The man box has a code about asking for help. You don’t. Not even if you’re lost in the woods and you meet a friendly bear with a compass. You smile, you nod, and if that bear asks how you’re doing you say, “Fine,” and keep moving.
I have to admit this one still has me beat most days. From the burnt out light bulb that’s just out of reach to visual branding that demands talents I don’t have, I really, really, dislike asking for help. But I can say this – when I ask for help I get it. And when I get it I’m better for it. I have so much more to contribute to the karmic pool now that I’ve learned how to make withdrawals.

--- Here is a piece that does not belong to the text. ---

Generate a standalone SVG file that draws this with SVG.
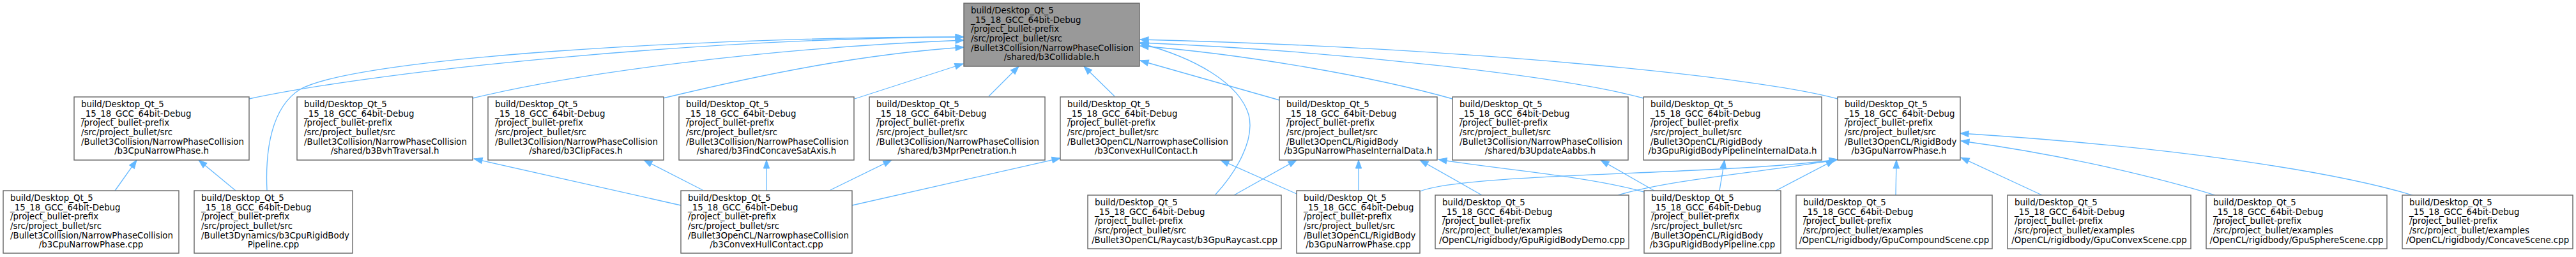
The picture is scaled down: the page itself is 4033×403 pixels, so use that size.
<svg xmlns="http://www.w3.org/2000/svg" width="4033" height="403" viewBox="0 0 4033 403">
<defs>
<style>
.n rect{fill:#ffffff;stroke:#666666;stroke-width:1.4}
.r rect{fill:#999999;stroke:#666666;stroke-width:1.4}
text{font-family:"DejaVu Sans","Liberation Sans",sans-serif;font-size:13.33px;fill:#000000}
.c{text-anchor:middle}
.e path{fill:none;stroke:#63b8ff;stroke-width:1.3;marker-end:url(#a)}
</style>
<marker id="a" markerUnits="userSpaceOnUse" markerWidth="14" markerHeight="10" refX="13" refY="4.7" orient="auto" overflow="visible">
<path d="M0,0 L13,4.7 L0,9.4 Z" fill="#63b8ff" stroke="#63b8ff" stroke-width="1"/>
</marker>
</defs>
<rect width="4033" height="403" fill="#ffffff"/>
<g class="e" id="edges">
<path d="M180,299 L214,251"/>
<path d="M369,299 L311,251"/>
<path d="M418,299 C415,235 425,168 470,140 C560,90 1100,58 1509,58"/>
<path d="M390,155 C600,110 1100,60 1509,58"/>
<path d="M740,154 C900,115 1200,75 1509,63"/>
<path d="M1038,154 C1200,115 1350,85 1509,74"/>
<path d="M1338,155 L1508,100"/>
<path d="M1548,151 L1595,104"/>
<path d="M1745,151 L1697,104"/>
<path d="M1903,305 C1935,270 1965,220 1955,180 C1940,130 1870,90 1785,68"/>
<path d="M2003,157 L1785,95"/>
<path d="M2274,155 C2150,120 1950,85 1785,72"/>
<path d="M2573,154 C2450,120 2100,80 1785,67"/>
<path d="M2877,155 C2750,120 2300,75 1785,62"/>
<path d="M1066,322 L742,249"/>
<path d="M1100,298 L1008,251"/>
<path d="M1200,299 L1200,251"/>
<path d="M1300,298 L1396,251"/>
<path d="M1334,322 L1660,248"/>
<path d="M2030,304 L1911,251"/>
<path d="M1932,306 L2030,251"/>
<path d="M2127,299 L2127,251"/>
<path d="M2320,306 L2223,251"/>
<path d="M2574,301 C2480,275 2340,265 2252,250"/>
<path d="M2590,299 L2506,251"/>
<path d="M2692,299 L2700,251"/>
<path d="M2223,300 C2300,270 2700,275 2877,250"/>
<path d="M2533,306 C2620,280 2780,268 2877,250"/>
<path d="M2780,299 L2872,251"/>
<path d="M2968,306 L2969,251"/>
<path d="M3197,306 L3070,247"/>
<path d="M3468,306 C3400,285 3250,245 3070,221"/>
<path d="M3777,306 C3650,268 3400,230 3069,209"/>
</g>
<g id="root" class="r"><rect x="1509" y="5" width="275" height="99"/><text><tspan x="1520" y="21">build/Desktop_Qt_5</tspan><tspan x="1520" y="35.7">_15_18_GCC_64bit-Debug</tspan><tspan x="1520" y="50.3">/project_bullet-prefix</tspan><tspan x="1520" y="65">/src/project_bullet/src</tspan><tspan x="1520" y="79.7">/Bullet3Collision/NarrowPhaseCollision</tspan><tspan class="c" x="1646.5" y="94.3">/shared/b3Collidable.h</tspan></text></g>
<g id="n1" class="n"><rect x="116" y="152" width="274" height="99"/><text><tspan x="127" y="168">build/Desktop_Qt_5</tspan><tspan x="127" y="182.7">_15_18_GCC_64bit-Debug</tspan><tspan x="127" y="197.3">/project_bullet-prefix</tspan><tspan x="127" y="212">/src/project_bullet/src</tspan><tspan x="127" y="226.7">/Bullet3Collision/NarrowPhaseCollision</tspan><tspan class="c" x="253" y="241.3">/b3CpuNarrowPhase.h</tspan></text></g>
<g id="n2" class="n"><rect x="465" y="152" width="275" height="99"/><text><tspan x="476" y="168">build/Desktop_Qt_5</tspan><tspan x="476" y="182.7">_15_18_GCC_64bit-Debug</tspan><tspan x="476" y="197.3">/project_bullet-prefix</tspan><tspan x="476" y="212">/src/project_bullet/src</tspan><tspan x="476" y="226.7">/Bullet3Collision/NarrowPhaseCollision</tspan><tspan class="c" x="602.5" y="241.3">/shared/b3BvhTraversal.h</tspan></text></g>
<g id="n3" class="n"><rect x="764" y="152" width="275" height="99"/><text><tspan x="775" y="168">build/Desktop_Qt_5</tspan><tspan x="775" y="182.7">_15_18_GCC_64bit-Debug</tspan><tspan x="775" y="197.3">/project_bullet-prefix</tspan><tspan x="775" y="212">/src/project_bullet/src</tspan><tspan x="775" y="226.7">/Bullet3Collision/NarrowPhaseCollision</tspan><tspan class="c" x="901.5" y="241.3">/shared/b3ClipFaces.h</tspan></text></g>
<g id="n4" class="n"><rect x="1063" y="152" width="274" height="99"/><text><tspan x="1074" y="168">build/Desktop_Qt_5</tspan><tspan x="1074" y="182.7">_15_18_GCC_64bit-Debug</tspan><tspan x="1074" y="197.3">/project_bullet-prefix</tspan><tspan x="1074" y="212">/src/project_bullet/src</tspan><tspan x="1074" y="226.7">/Bullet3Collision/NarrowPhaseCollision</tspan><tspan class="c" x="1200" y="241.3">/shared/b3FindConcaveSatAxis.h</tspan></text></g>
<g id="n5" class="n"><rect x="1361" y="152" width="275" height="99"/><text><tspan x="1372" y="168">build/Desktop_Qt_5</tspan><tspan x="1372" y="182.7">_15_18_GCC_64bit-Debug</tspan><tspan x="1372" y="197.3">/project_bullet-prefix</tspan><tspan x="1372" y="212">/src/project_bullet/src</tspan><tspan x="1372" y="226.7">/Bullet3Collision/NarrowPhaseCollision</tspan><tspan class="c" x="1498.5" y="241.3">/shared/b3MprPenetration.h</tspan></text></g>
<g id="n6" class="n"><rect x="1660" y="152" width="269" height="99"/><text><tspan x="1671" y="168">build/Desktop_Qt_5</tspan><tspan x="1671" y="182.7">_15_18_GCC_64bit-Debug</tspan><tspan x="1671" y="197.3">/project_bullet-prefix</tspan><tspan x="1671" y="212">/src/project_bullet/src</tspan><tspan x="1671" y="226.7">/Bullet3OpenCL/NarrowphaseCollision</tspan><tspan class="c" x="1794.5" y="241.3">/b3ConvexHullContact.h</tspan></text></g>
<g id="n7" class="n"><rect x="2003" y="152" width="247" height="99"/><text><tspan x="2014" y="168">build/Desktop_Qt_5</tspan><tspan x="2014" y="182.7">_15_18_GCC_64bit-Debug</tspan><tspan x="2014" y="197.3">/project_bullet-prefix</tspan><tspan x="2014" y="212">/src/project_bullet/src</tspan><tspan x="2014" y="226.7">/Bullet3OpenCL/RigidBody</tspan><tspan class="c" x="2126.5" y="241.3">/b3GpuNarrowPhaseInternalData.h</tspan></text></g>
<g id="n8" class="n"><rect x="2274" y="152" width="275" height="99"/><text><tspan x="2285" y="168">build/Desktop_Qt_5</tspan><tspan x="2285" y="182.7">_15_18_GCC_64bit-Debug</tspan><tspan x="2285" y="197.3">/project_bullet-prefix</tspan><tspan x="2285" y="212">/src/project_bullet/src</tspan><tspan x="2285" y="226.7">/Bullet3Collision/NarrowPhaseCollision</tspan><tspan class="c" x="2411.5" y="241.3">/shared/b3UpdateAabbs.h</tspan></text></g>
<g id="n9" class="n"><rect x="2573" y="152" width="279" height="99"/><text><tspan x="2584" y="168">build/Desktop_Qt_5</tspan><tspan x="2584" y="182.7">_15_18_GCC_64bit-Debug</tspan><tspan x="2584" y="197.3">/project_bullet-prefix</tspan><tspan x="2584" y="212">/src/project_bullet/src</tspan><tspan x="2584" y="226.7">/Bullet3OpenCL/RigidBody</tspan><tspan class="c" x="2712.5" y="241.3">/b3GpuRigidBodyPipelineInternalData.h</tspan></text></g>
<g id="n10" class="n"><rect x="2877" y="152" width="192" height="99"/><text><tspan x="2888" y="168">build/Desktop_Qt_5</tspan><tspan x="2888" y="182.7">_15_18_GCC_64bit-Debug</tspan><tspan x="2888" y="197.3">/project_bullet-prefix</tspan><tspan x="2888" y="212">/src/project_bullet/src</tspan><tspan x="2888" y="226.7">/Bullet3OpenCL/RigidBody</tspan><tspan class="c" x="2973" y="241.3">/b3GpuNarrowPhase.h</tspan></text></g>
<g id="m1" class="n"><rect x="5" y="299" width="275" height="98"/><text><tspan x="16" y="315">build/Desktop_Qt_5</tspan><tspan x="16" y="329.7">_15_18_GCC_64bit-Debug</tspan><tspan x="16" y="344.3">/project_bullet-prefix</tspan><tspan x="16" y="359">/src/project_bullet/src</tspan><tspan x="16" y="373.7">/Bullet3Collision/NarrowPhaseCollision</tspan><tspan class="c" x="142.5" y="388.3">/b3CpuNarrowPhase.cpp</tspan></text></g>
<g id="m2" class="n"><rect x="304" y="299" width="248" height="98"/><text><tspan x="315" y="315">build/Desktop_Qt_5</tspan><tspan x="315" y="329.7">_15_18_GCC_64bit-Debug</tspan><tspan x="315" y="344.3">/project_bullet-prefix</tspan><tspan x="315" y="359">/src/project_bullet/src</tspan><tspan x="315" y="373.7">/Bullet3Dynamics/b3CpuRigidBody</tspan><tspan class="c" x="428" y="388.3">Pipeline.cpp</tspan></text></g>
<g id="m3" class="n"><rect x="1066" y="299" width="268" height="98"/><text><tspan x="1077" y="315">build/Desktop_Qt_5</tspan><tspan x="1077" y="329.7">_15_18_GCC_64bit-Debug</tspan><tspan x="1077" y="344.3">/project_bullet-prefix</tspan><tspan x="1077" y="359">/src/project_bullet/src</tspan><tspan x="1077" y="373.7">/Bullet3OpenCL/NarrowphaseCollision</tspan><tspan class="c" x="1200" y="388.3">/b3ConvexHullContact.cpp</tspan></text></g>
<g id="m4" class="n"><rect x="1703" y="306" width="303" height="84"/><text><tspan x="1714" y="322">build/Desktop_Qt_5</tspan><tspan x="1714" y="336.7">_15_18_GCC_64bit-Debug</tspan><tspan x="1714" y="351.3">/project_bullet-prefix</tspan><tspan x="1714" y="366">/src/project_bullet/src</tspan><tspan class="c" x="1854.5" y="380.7">/Bullet3OpenCL/Raycast/b3GpuRaycast.cpp</tspan></text></g>
<g id="m5" class="n"><rect x="2030" y="299" width="193" height="98"/><text><tspan x="2041" y="315">build/Desktop_Qt_5</tspan><tspan x="2041" y="329.7">_15_18_GCC_64bit-Debug</tspan><tspan x="2041" y="344.3">/project_bullet-prefix</tspan><tspan x="2041" y="359">/src/project_bullet/src</tspan><tspan x="2041" y="373.7">/Bullet3OpenCL/RigidBody</tspan><tspan class="c" x="2126.5" y="388.3">/b3GpuNarrowPhase.cpp</tspan></text></g>
<g id="m6" class="n"><rect x="2247" y="306" width="303" height="84"/><text><tspan x="2258" y="322">build/Desktop_Qt_5</tspan><tspan x="2258" y="336.7">_15_18_GCC_64bit-Debug</tspan><tspan x="2258" y="351.3">/project_bullet-prefix</tspan><tspan x="2258" y="366">/src/project_bullet/examples</tspan><tspan class="c" x="2398.5" y="380.7">/OpenCL/rigidbody/GpuRigidBodyDemo.cpp</tspan></text></g>
<g id="m7" class="n"><rect x="2574" y="299" width="214" height="98"/><text><tspan x="2585" y="315">build/Desktop_Qt_5</tspan><tspan x="2585" y="329.7">_15_18_GCC_64bit-Debug</tspan><tspan x="2585" y="344.3">/project_bullet-prefix</tspan><tspan x="2585" y="359">/src/project_bullet/src</tspan><tspan x="2585" y="373.7">/Bullet3OpenCL/RigidBody</tspan><tspan class="c" x="2681" y="388.3">/b3GpuRigidBodyPipeline.cpp</tspan></text></g>
<g id="m8" class="n"><rect x="2812" y="306" width="307" height="84"/><text><tspan x="2823" y="322">build/Desktop_Qt_5</tspan><tspan x="2823" y="336.7">_15_18_GCC_64bit-Debug</tspan><tspan x="2823" y="351.3">/project_bullet-prefix</tspan><tspan x="2823" y="366">/src/project_bullet/examples</tspan><tspan class="c" x="2965.5" y="380.7">/OpenCL/rigidbody/GpuCompoundScene.cpp</tspan></text></g>
<g id="m9" class="n"><rect x="3143" y="306" width="287" height="84"/><text><tspan x="3154" y="322">build/Desktop_Qt_5</tspan><tspan x="3154" y="336.7">_15_18_GCC_64bit-Debug</tspan><tspan x="3154" y="351.3">/project_bullet-prefix</tspan><tspan x="3154" y="366">/src/project_bullet/examples</tspan><tspan class="c" x="3286.5" y="380.7">/OpenCL/rigidbody/GpuConvexScene.cpp</tspan></text></g>
<g id="m10" class="n"><rect x="3454" y="306" width="283" height="84"/><text><tspan x="3465" y="322">build/Desktop_Qt_5</tspan><tspan x="3465" y="336.7">_15_18_GCC_64bit-Debug</tspan><tspan x="3465" y="351.3">/project_bullet-prefix</tspan><tspan x="3465" y="366">/src/project_bullet/examples</tspan><tspan class="c" x="3595.5" y="380.7">/OpenCL/rigidbody/GpuSphereScene.cpp</tspan></text></g>
<g id="m11" class="n"><rect x="3761" y="306" width="267" height="84"/><text><tspan x="3772" y="322">build/Desktop_Qt_5</tspan><tspan x="3772" y="336.7">_15_18_GCC_64bit-Debug</tspan><tspan x="3772" y="351.3">/project_bullet-prefix</tspan><tspan x="3772" y="366">/src/project_bullet/examples</tspan><tspan class="c" x="3894.5" y="380.7">/OpenCL/rigidbody/ConcaveScene.cpp</tspan></text></g>
</svg>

#5 He’s “supposed” to be stoic.
The man box is pretty anti-emotion. Unless it’s anger. Or you’re emotional about something that happened to someone else. But if you need to sit down and have a good cleansing cry over something or nothing that’s pretty much frowned on. Yet how can you even recognize passion if your self-respect depends on never experiencing, much less showing, emotion?
I never did master this man box rule. My father’s signature line to me was, “Stop that crying or I’ll give you something to cry about.” But years after I left home it came time to let Twinkletoes, who was more commonly known as “Momma Kitty,” cross the rainbow bridge, and I couldn’t come home from school. My mother told me that my father took care of it. And that he cried. For a very long time.
I don’t know what those tears cost him. Or what it cost him not to have shed them over the many other losses his life had sustained. But I do know what it meant to me to know that he shed them. And how I knew I had a “Daddy” because my father cried over my cat’s last day.
Perhaps we’ll never get rid of the man box. I suppose it serves some purpose. But I know I’m more fulfilled in life and more successful now that I’m breaking all its rules.
And I wonder how much more fulfilled and successful my father might have been if he’d learned to break those rules before he died.